In Memphis, Michigan* some residents have taken umbrage with the sign outside a local Baptist church. It reads “God calls pastors to have their own wife thus avoiding fornication!” Some residents feel that the sign targets Catholics. Others just don’t like the use of “fornication” in public.
A church billboard in Texas admits that Christians are “jerks.” A church in Charlotte, North Carolina won’t allow a Mormon couple to serve as leaders in their Cub Scout troop because they don’t consider them “real Christians.”
A giant statue of Jesus is being built in a small town in Poland. At over 50 meters tall, it will be the largest statue of the Nazarene in the world.
Florida’s Qur’an (not) burning pastor wants a New Jersey car dealer to make good on his promise to give him a Hyundai if he didn’t burn the books. A deal is a deal, I guess. The Justice Department has lent its support to the controversial mosque being built in Murfreesboro, Tennessee. Meanwhile, the county’s hearing over the mosque’s construction is becoming a poor man’s Scopes trial.
More Americans see Christianity as an important part of being “truly American.”
If Christine O’Donnell blew a church-state dog whistle, then Minnesota Secretary of State candidate Dan Severson is playing a church-state bugle. The Republican candidate denies that it’s possible for there to be a separation between church and state: “I mean it just does not exist, and it does not exist in America for a purpose, because we are a Christian nation.”
A student in North Carolina has been suspended from school after repeatedly attending in full pirate regalia. The student claims the pirate gear is part of his Pastafarian religion.
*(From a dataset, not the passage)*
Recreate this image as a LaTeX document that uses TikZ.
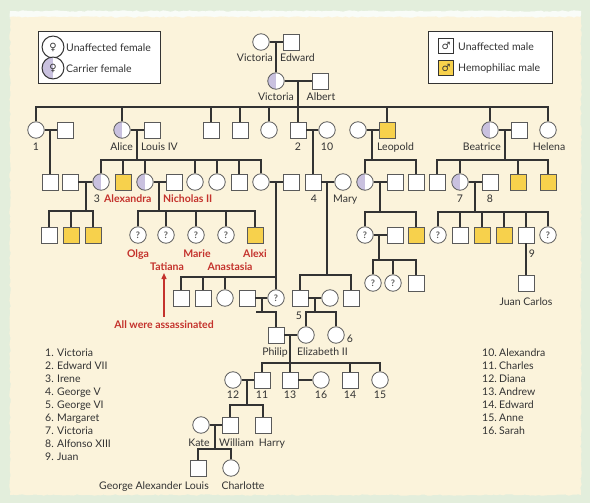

A Catholic bishop in Chicago had his online identity stolen by email scammers. The scammers used the Bishop Joseph Perry’s email address and a fake Facebook page in his name to scam victims out of money for an orphanage in Africa that had supposedly burned down. The Catholic Church has canonized the first Australian-born saint. Some are calling Mother Mary MacKillop the Patron Saint of Whistleblowers for her brief excommunication in the 19th century for denouncing clerical abuse of children. One American Catholic observer thinks the Vatican should make her the patron of the abused.
The times they are a’changin’. The synagogue where Bob Dylan had his bar mitzvah is for sale.
While the Vatican may say Homer and Bart Simpson are Catholics, The Simpsons’ producer disagrees. The cartoon family regularly attends Rev. Lovejoy’s First Church of Springfield “which is decidedly Presbylutheran.” Meanwhile, apparently it is impossible to officially leave the Catholic Church. And the Archbishop of St. Paul-Minneapolis says he doesn’t want any “lukewarm” Christians in the church.
The Unification Church held its second mass wedding of the year. The Rev. Sun Myung Moon married 7,200 South Korean and foreign couples.
The end of the world might be farther off than once expected, at least according to the Mayan calendar. From Qumran to dot-com: the Israel Antiques Authority and Google are working together to digitize the Dead Sea Scrolls and make them available to the public.